Recoverable depreciation is the depreciated value amount that the insurance company is holding back from your payout, but will pay you in the future. Read on to learn how to claim it!
To further your understanding of what is recoverable depreciation, please refer to the blog post on how to read an appraisal award letter. It will help you understand the two figures ACV (actual cash value, or depreciated value) and RCV (replacement cost value, the cost to replace the item today).
Looking at the picture of the appraisal award letter, you will see the ACV is $54,808.46.
The amount under the RCV is $64,012.84 (taking out the deducible).

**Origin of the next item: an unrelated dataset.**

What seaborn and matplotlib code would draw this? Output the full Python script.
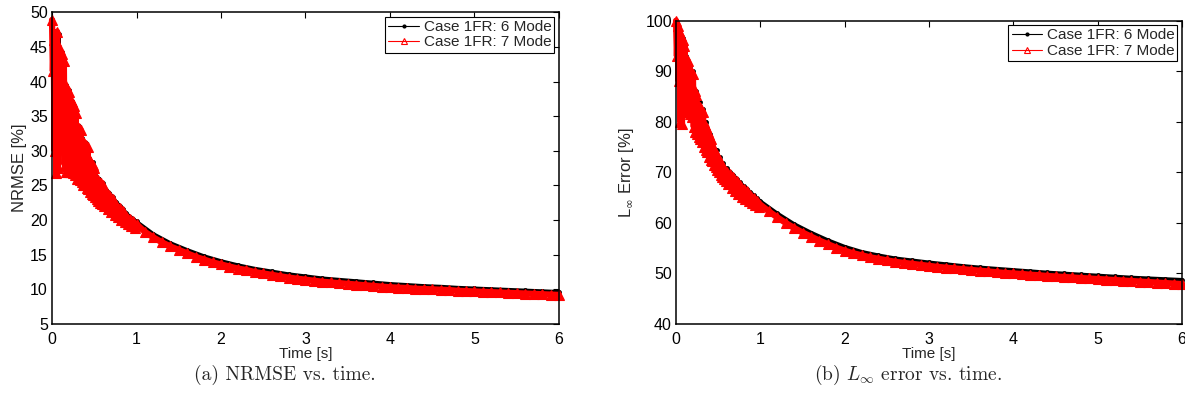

So, $9,204.38 is being depreciated or “held back.” This number is calculated by subtracting the RCV from the ACV.
This amount $9,204.38 is what the insurance company will tell you is recoverable depreciation. This amount is being held back from payment.
So, if it is recoverable, how to you claim it, or recover it?
By the way, the insurance company does this to save money. BUT, they also do it because they are trying to prevent you from PROFITING on your insurance claim. If you did profit, you would be violating the principle of indemnity. Holding back your money is a method which works pretty well for the insurance companies.
In order to claim your recoverable depreciation you will need to spend over the ACV amount of $54,808.46. For every dollar over that ACV amount, you will be entitled to be reimbursed that dollar. And, this goes up to the RCV amount, which in the case of the example is $64,012.84 (RCV).
Once you spend the full amount of RCV, you will get all the recoverable depreciation back. You simply have to send in your invoices or proof of payment.